私はお宝マーケットで遊戯王のスターターデッキを売却して、そのお金で駄菓子を買ったこともあるんだぞ。
少なくとも、地の利は私にあるはずだ。
こんなぽっと出の何処の馬の骨ともしれないカラスに帽子を取られて、地元民として黙っているわけにはいかない。
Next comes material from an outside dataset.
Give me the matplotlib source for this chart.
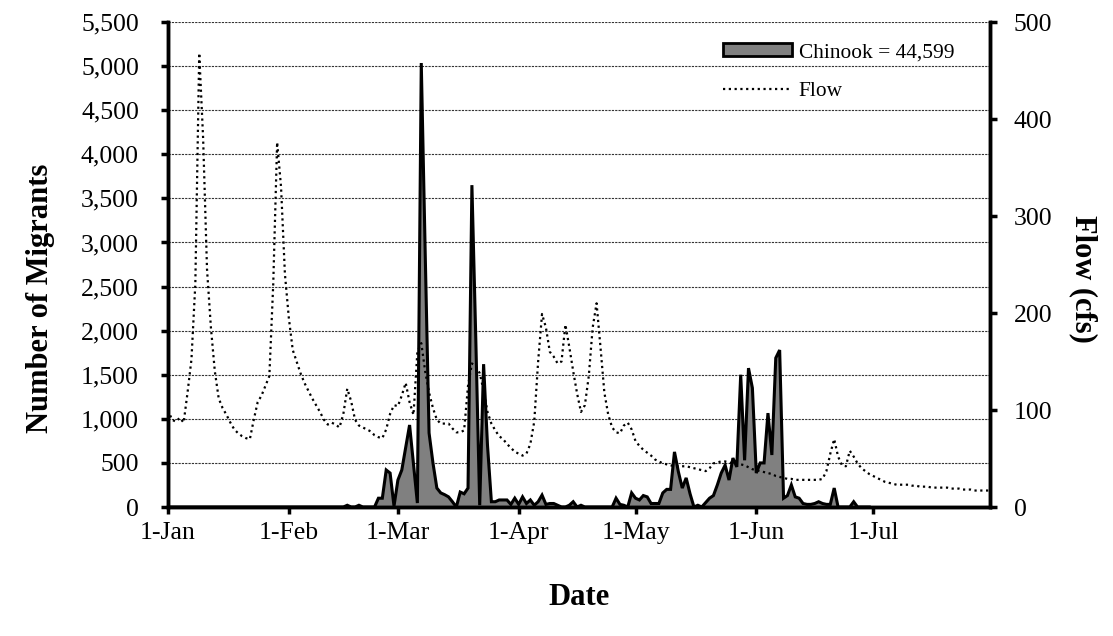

さっきは突然の出来事だったから対処ができなかっただけだ。
今度は大丈夫。
絶対に勝てる。
私は後部座席から飛び出した。
カラスたちはすぐさま電線から飛び立ち、いっそう激しく鳴く。
しかし、今度の私は一味違う。
家から秘密兵器・ヘルメットを持ち出して装着してきたのだ。
これで頭を蹴られようがつつかれようが痛くも痒くも無い。
一瞬で帽子を拾い、一瞬で車に戻り、一瞬で父親が車を発射させる。
一片の無駄もない、なんと鮮やかな救出劇。
これぞまさに完全勝利である。
私は取り戻した帽子を抱きしめながら、遠のいていくカラスたちの鳴き声を聞いて、ようやく心の平穏が戻ってきたことを実感したのだった。

この事件以来、変わったことが二つある。
一つは、サイクリングよりドライブのほうが好きになったことである。
自転車より車のほうが圧倒的に防御力も機動力も優れていると身をもって知ったからだ。
もう一つの変化は、カラスを含む鳥全般が苦手になったことである。
近くに鳥がいるだけでびくびくしてしまって、歩いている時に足もとからいきなり飛び立ったろすると、あからさまにびっくりしてしまう。
その私の驚き様に、近くにいた人がびっくりする、という誰も幸せにならない負の連鎖が生まれつつある。
このトラウマを克服するために積極的に鶏肉を食べるようにしているが、唐揚げが好物になっただけで改善は見られなかった。
今後もリハビリのために鶏料理を食べたいと思う。